Easy Banana Coffee Cake with Sour Cream
Ella Gilbert
Equipment
- 8×8 baking pan
- Kitchen scales (recommended)
- 2 small bowls
- 1 large bowl
- Whisk
- Rubber spatula
Ingredients
Cinnamon Filling
- ½ cup (100 grams) brown sugar
- 1 tablespoon ground cinnamon
- 1 teaspoon cocoa powder
Cinnamon Streusel
- ¾ cup (90 grams) flour
- 6 tablespoons (85 grams) butter, melted
- ¾ cup (150 grams) sugar
- ¼ teaspoon kosher salt
- ½ tablespoon cinnamon
Banana Cake
- ½ cup (113 grams) unsalted butter, melted
- 1 cup (250 grams) mashed bananas
- ½ cup (104 grams) light brown sugar
- ¼ cup (50 grams) white sugar
- 2 teaspoons vanilla extract
- 2 large eggs, room temperature
- ¼ cup (56 grams) sour cream
- 1 teaspoon baking soda
- ½ teaspoon baking powder
- ½ teaspoon ground cinnamon
- ½ teaspoon kosher salt
- 1 ¾ cups (210 grams) all-purpose flour
- ¼ teaspoon ground nutmeg
Instructions
- Preheat the oven to 350°F (175°C). Grease and line an 8×8-inch baking pan with parchment paper, leaving an overhang for easy removal.
- Whisk the filling ingredients together: ½ cup brown sugar, 1 tablespoon cinnamon, and 1 teaspoon cocoa powder. Set aside.
- For the streusel, melt the butter and combine with ¾ cup flour, ¾ cup sugar, ¼ teaspoon kosher salt, and ½ tablespoon cinnamon. Chill until firm; break into small pieces before using.
- Melt ½ cup unsalted butter in a large bowl. Stir in 1 cup mashed bananas.
- Add ½ cup light brown sugar and ¼ cup white sugar; whisk for 1 minute.
- Whisk in 2 eggs, ¼ cup sour cream, and 2 teaspoons vanilla until nearly smooth; small lumps from the banana are fine.
- Fold in the dry ingredients: 1 ¾ cups all-purpose flour, 1 teaspoon baking soda, ½ teaspoon baking powder, ½ teaspoon ground cinnamon, ¼ teaspoon ground nutmeg, and ½ teaspoon kosher salt. Mix until no streaks of flour remain.
- Pour half the batter into the prepared pan, sprinkle the cinnamon filling evenly over it, then spread the remaining batter on top.
- Break the chilled streusel into pieces and scatter evenly over the top of the cake.

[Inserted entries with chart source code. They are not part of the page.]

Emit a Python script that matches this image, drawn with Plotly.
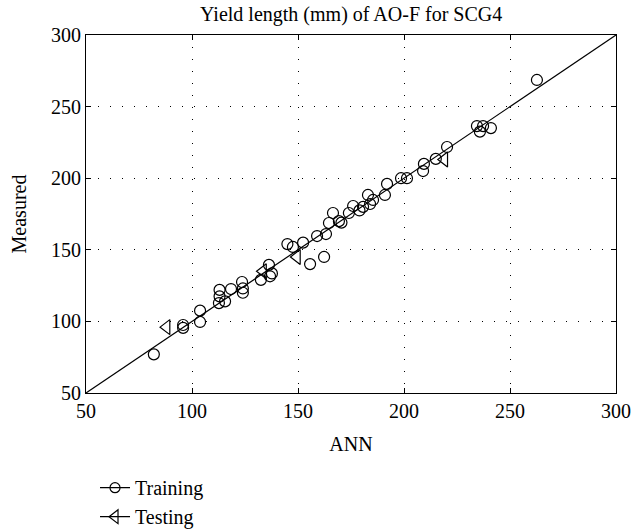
import plotly.graph_objects as go

train_ann = [82, 95.8, 95.8, 103.8, 103.8, 113, 113, 112.7, 115.6, 118.4, 123.6, 124, 124,
             132.5, 136.3, 137.7, 136.8, 145, 147.6, 152.4, 155.7, 162.3, 159, 163.2, 164.6,
             166.5, 169.3, 170.5, 174, 176, 179, 180.7, 183, 185.4, 184, 191, 192, 198.6,
             201.4, 209, 209.4, 215, 220.3, 234.4, 235.8, 237.3, 241, 262.7]
train_meas = [77, 97.5, 95.5, 107.5, 99.6, 122, 117.5, 112.8, 114, 122.6, 127.5, 123, 120,
              129, 139.5, 133.5, 131.5, 154, 152, 155, 140, 145, 159.6, 161, 168.7,
              175.7, 170, 169, 175.7, 180.6, 177.5, 180, 188.3, 184.8, 182, 188.3, 196, 200,
              200, 205, 210, 213.5, 221.8, 236.4, 232.5, 236.4, 235, 268.6]
test_ann = [88, 133.5, 149.5, 219]
test_meas = [96, 135, 145, 213]
diag = [50, 300]
ticks = [50, 100, 150, 200, 250, 300]

FONT = "Liberation Serif"
FS = 20

fig = go.Figure()
fig.add_trace(go.Scatter(x=diag, y=diag, mode="lines", line=dict(color="black", width=1.2),
                         showlegend=False, hoverinfo="skip"))
fig.add_trace(go.Scatter(x=train_ann, y=train_meas, mode="markers", showlegend=False,
                         marker=dict(symbol="circle-open", size=11, color="black",
                                     line=dict(width=1.2, color="black"))))
fig.add_trace(go.Scatter(x=test_ann, y=test_meas, mode="markers", showlegend=False,
                         marker=dict(symbol="triangle-left-open", size=13, color="black",
                                     line=dict(width=1.2, color="black"))))
# legend entries
fig.add_trace(go.Scatter(x=[None], y=[None], mode="lines+markers", name="Training",
                         line=dict(color="black", width=1.2),
                         marker=dict(symbol="circle-open", size=10, color="black",
                                     line=dict(width=1.2, color="black"))))
fig.add_trace(go.Scatter(x=[None], y=[None], mode="lines+markers", name="Testing",
                         line=dict(color="black", width=1.2),
                         marker=dict(symbol="triangle-left-open", size=12, color="black",
                                     line=dict(width=1.2, color="black"))))

axis_common = dict(
    range=[50, 300], tickvals=ticks, showline=True, linecolor="black", linewidth=1.2,
    mirror="ticks", ticks="inside", ticklen=5, tickcolor="black",
    showgrid=True, gridcolor="black", gridwidth=1, griddash="1px,11px",
    zeroline=False, tickfont=dict(family=FONT, size=FS, color="black"),
)

fig.update_layout(
    width=643, height=529,
    margin=dict(l=86, r=27, t=35, b=136, autoexpand=False),
    paper_bgcolor="white", plot_bgcolor="white",
    font=dict(family=FONT, color="black", size=FS),
    title=dict(text="Yield length (mm) of AO-F for SCG4", x=0.5461, xanchor="center",
               y=1 - 14 / 529, yanchor="middle", font=dict(family=FONT, size=FS)),
    xaxis=dict(axis_common, title=dict(text="ANN", font=dict(family=FONT, size=FS), standoff=15)),
    yaxis=dict(axis_common, title=dict(text="Measured", font=dict(family=FONT, size=FS), standoff=18)),
    legend=dict(x=0.017, y=-0.21, xanchor="left", yanchor="top", orientation="v",
                font=dict(family=FONT, size=FS), bgcolor="rgba(0,0,0,0)", tracegroupgap=0,
                itemsizing="trace"),
    showlegend=True,
)

fig.write_html("out.html")
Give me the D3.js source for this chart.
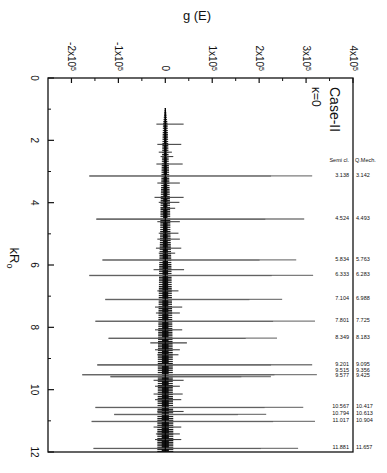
<!DOCTYPE html>
<html>
<head>
<meta charset="utf-8">
<script src="https://cdn.jsdelivr.net/npm/d3@7"></script>
<style>
  body { margin: 0; background: #fff; }
  svg { display: block; }
  text { font-family: "Liberation Sans", Arial, sans-serif; fill: #111; }
</style>
</head>
<body>
<svg id="chart" width="387" height="473"></svg>
<script>
// g(E) values are in units of 1e5
// big spikes, at the semi-classical kR0
const peakK = [3.138, 4.524, 5.834, 6.333, 7.104, 7.801, 8.349, 9.201, 9.515, 9.577, 10.567, 10.794, 11.017, 11.881];
const peakPos = [3.13, 2.96, 2.79, 3.15, 2.49, 3.19, 2.38, 3.13, 3.23, 2.25, 2.94, 2.15, 3.19, 2.83];
const peakNeg = [-1.62, -1.47, -1.34, -1.62, -1.28, -1.49, -1.21, -1.45, -1.77, -1.17, -1.49, -1.09, -1.57, -1.53];

// smaller spikes around the centre
const minorK = [1.48, 2.13, 2.38, 2.52, 2.76, 3.37, 3.83, 3.99, 4.18, 4.61, 4.98, 5.17, 5.46, 5.62, 6.15, 6.83,
  7.35, 7.54, 8.08, 8.5, 8.72, 8.88, 9.7, 9.89, 10.14, 10.32, 10.7, 11.2, 11.42, 11.6];
const minorPos = [0.39, 0.34, 0.14, 0.17, 0.37, 0.31, 0.39, 0.3, 0.21, 0.31, 0.28, 0.31, 0.34, 0.21, 0.4, 0.28,
  0.36, 0.31, 0.36, 0.46, 0.31, 0.28, 0.39, 0.31, 0.37, 0.34, 0.39, 0.34, 0.31, 0.34];
const minorNeg = [-0.19, -0.17, -0.14, -0.1, -0.19, -0.17, -0.23, -0.14, -0.1, -0.17, -0.14, -0.17, -0.2, -0.14, -0.25, -0.17,
  -0.22, -0.2, -0.22, -0.32, -0.22, -0.17, -0.25, -0.22, -0.25, -0.22, -0.17, -0.25, -0.2, -0.22];

// dense oscillation band half-width
const bandK = [0.96, 1.5, 2, 3, 4, 5, 6, 7, 8, 9, 10, 11, 12];
const bandW = [0.01, 0.05, 0.06, 0.08, 0.1, 0.11, 0.13, 0.14, 0.15, 0.16, 0.16, 0.17, 0.17];

const semiCl = ["3.138", "4.524", "5.834", "6.333", "7.104", "7.801", "8.349", "9.201", "9.515", "9.577", "10.567", "10.794", "11.017", "11.881"];
const qMech = ["3.142", "4.493", "5.763", "6.283", "6.988", "7.725", "8.183", "9.095", "9.356", "9.425", "10.417", "10.613", "10.904", "11.657"];

const xTicks = [-2, -1, 0, 1, 2, 3, 4];
const xMinor = [-1.5, -0.5, 0.5, 1.5, 2.5, 3.5];
const yTicks = [0, 2, 4, 6, 8, 10, 12];
const yMinor = [1, 3, 5, 7, 9, 11];

const svg = d3.select("#chart");

const x = d3.scaleLinear().domain([-2.5, 4]).range([48, 353]);
const y = d3.scaleLinear().domain([0, 12]).range([78, 452]);

// striped fill so the band reads as dense oscillations
const pat = svg.append("defs").append("pattern")
  .attr("id", "stripes")
  .attr("patternUnits", "userSpaceOnUse")
  .attr("width", 6).attr("height", 2.2);
pat.append("rect").attr("width", 6).attr("height", 1.3).attr("fill", "#111");

// title on top
svg.append("text")
  .attr("x", 197).attr("y", 20)
  .attr("text-anchor", "middle")
  .attr("font-size", 13)
  .text("g (E)");

const band = bandK.map((k, i) => ({ k: k, w: bandW[i] }));
svg.append("path")
  .datum(band)
  .attr("fill", "url(#stripes)")
  .attr("d", d3.area()
    .y(d => y(d.k))
    .x0(d => x(-d.w))
    .x1(d => x(d.w)));
// solid core of the band
svg.append("path")
  .datum(band)
  .attr("fill", "#111")
  .attr("d", d3.area()
    .y(d => y(d.k))
    .x0(d => x(-d.w * 0.45))
    .x1(d => x(d.w * 0.45)));

// spikes
const spikes = peakK.map((k, i) => ({ k: k, pos: peakPos[i], neg: peakNeg[i], big: true }))
  .concat(minorK.map((k, i) => ({ k: k, pos: minorPos[i], neg: minorNeg[i], big: false })))
  .sort((a, b) => a.k - b.k);

spikes.forEach(function (s) {
  svg.append("line")
    .attr("x1", x(s.neg)).attr("x2", x(s.pos))
    .attr("y1", y(s.k)).attr("y2", y(s.k))
    .attr("stroke", s.big ? "#7c7c7c" : "#444")
    .attr("stroke-width", s.big ? 1.3 : 1.1);
  if (s.big) {
    svg.append("line")
      .attr("x1", x(s.neg)).attr("x2", x(s.pos * 0.72))
      .attr("y1", y(s.k) + 0.3).attr("y2", y(s.k) + 0.3)
      .attr("stroke", "#555")
      .attr("stroke-width", 0.8);
  }
});

// centre spine
svg.append("line")
  .attr("x1", x(0)).attr("x2", x(0))
  .attr("y1", y(bandK[0])).attr("y2", y(12))
  .attr("stroke", "#000").attr("stroke-width", 1.2);

// frame
svg.append("rect")
  .attr("x", 48).attr("y", 78)
  .attr("width", 305).attr("height", 374)
  .attr("fill", "none")
  .attr("stroke", "#111")
  .attr("stroke-width", 1.3);

// top axis ticks (inward)
svg.selectAll(".xt").data(xTicks).join("line")
  .attr("x1", d => x(d)).attr("x2", d => x(d))
  .attr("y1", 78).attr("y2", 83)
  .attr("stroke", "#111").attr("stroke-width", 1.2);
svg.selectAll(".xm").data(xMinor).join("line")
  .attr("x1", d => x(d)).attr("x2", d => x(d))
  .attr("y1", 78).attr("y2", 81)
  .attr("stroke", "#111").attr("stroke-width", 1);

// top tick labels, rotated
xTicks.forEach(function (d) {
  const t = svg.append("text")
    .attr("transform", `translate(${x(d)},71) rotate(90)`)
    .attr("text-anchor", "end")
    .attr("dy", "0.35em")
    .attr("font-size", 10);
  if (d === 0) {
    t.text("0");
  } else {
    t.append("tspan").text(d + "x10");
    t.append("tspan").attr("dy", "-0.45em").attr("font-size", 7).text("5");
  }
});

// left axis ticks
svg.selectAll(".yt").data(yTicks).join("line")
  .attr("x1", 48).attr("x2", 54)
  .attr("y1", d => y(d)).attr("y2", d => y(d))
  .attr("stroke", "#111").attr("stroke-width", 1.2);
svg.selectAll(".ym").data(yMinor).join("line")
  .attr("x1", 48).attr("x2", 51)
  .attr("y1", d => y(d)).attr("y2", d => y(d))
  .attr("stroke", "#111").attr("stroke-width", 1);

yTicks.forEach(function (d) {
  svg.append("text")
    .attr("transform", `translate(34,${y(d)}) rotate(90)`)
    .attr("text-anchor", "middle")
    .attr("dy", "0.35em")
    .attr("font-size", 10)
    .text(d);
});

// kR0 label
const yl = svg.append("text")
  .attr("transform", "translate(10,258) rotate(90)")
  .attr("text-anchor", "middle")
  .attr("font-size", 13);
yl.append("tspan").text("kR");
yl.append("tspan").attr("dy", "0.3em").attr("font-size", 9).text("o");

// case annotation
svg.append("text")
  .attr("transform", "translate(330,87) rotate(90)")
  .attr("font-size", 14)
  .text("Case-II");
svg.append("text")
  .attr("transform", "translate(312,87) rotate(90)")
  .attr("font-size", 12)
  .text("κ=0");

// table of peak positions
svg.append("text").attr("x", 349).attr("y", 162)
  .attr("text-anchor", "end").attr("font-size", 5.5).text("Semi cl.");
svg.append("text").attr("x", 355).attr("y", 162)
  .attr("font-size", 5.5).text("Q.Mech.");

// keep rows apart
const rowY = peakK.map(k => y(k) - 1);
for (let i = rowY.length - 2; i >= 0; i--) {
  if (rowY[i + 1] - rowY[i] < 5.5) rowY[i] = rowY[i + 1] - 5.5;
}

semiCl.forEach(function (s, i) {
  svg.append("text")
    .attr("x", 349).attr("y", rowY[i])
    .attr("dy", "0.35em")
    .attr("text-anchor", "end")
    .attr("font-size", 5.5)
    .text(s);
  svg.append("text")
    .attr("x", 356).attr("y", rowY[i])
    .attr("dy", "0.35em")
    .attr("font-size", 5.5)
    .text(qMech[i]);
});
</script>
</body>
</html>
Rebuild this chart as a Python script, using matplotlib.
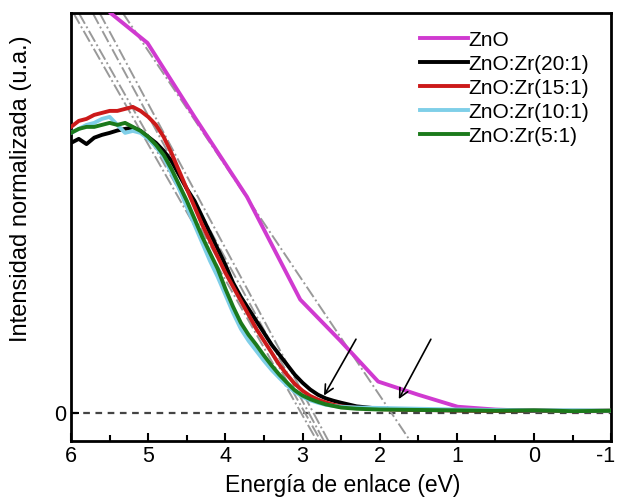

- Bake for 35–45 minutes, or until a toothpick inserted in the center comes out with little to no crumbs. Let cool in the pan for 20 minutes, then lift out using the parchment sling and cool completely on a wire rack.
Notes
These recipes are tested using metric weights. Using a kitchen scale yields the most consistent results. US cup conversions are provided but the recipe was developed with gram measurements.
Room temperature: For best results, bring ingredients to room temperature before starting—about 1–2 hours.
Salt: If you don’t have kosher salt, halve the amount called for. (For reference, 1 teaspoon Diamond Crystal kosher salt ≈ ½ teaspoon fine salt; different kosher salts vary in salinity.)
Sour cream: Full-fat yogurt can be substituted for sour cream if needed; avoid low-fat or nonfat swaps to preserve texture.
Storage: Store the cake wrapped tightly or in an airtight container. It will keep up to 3 days at room temperature or up to a week refrigerated.
The provided nutritional information is an estimate per serving. Accuracy is not guaranteed.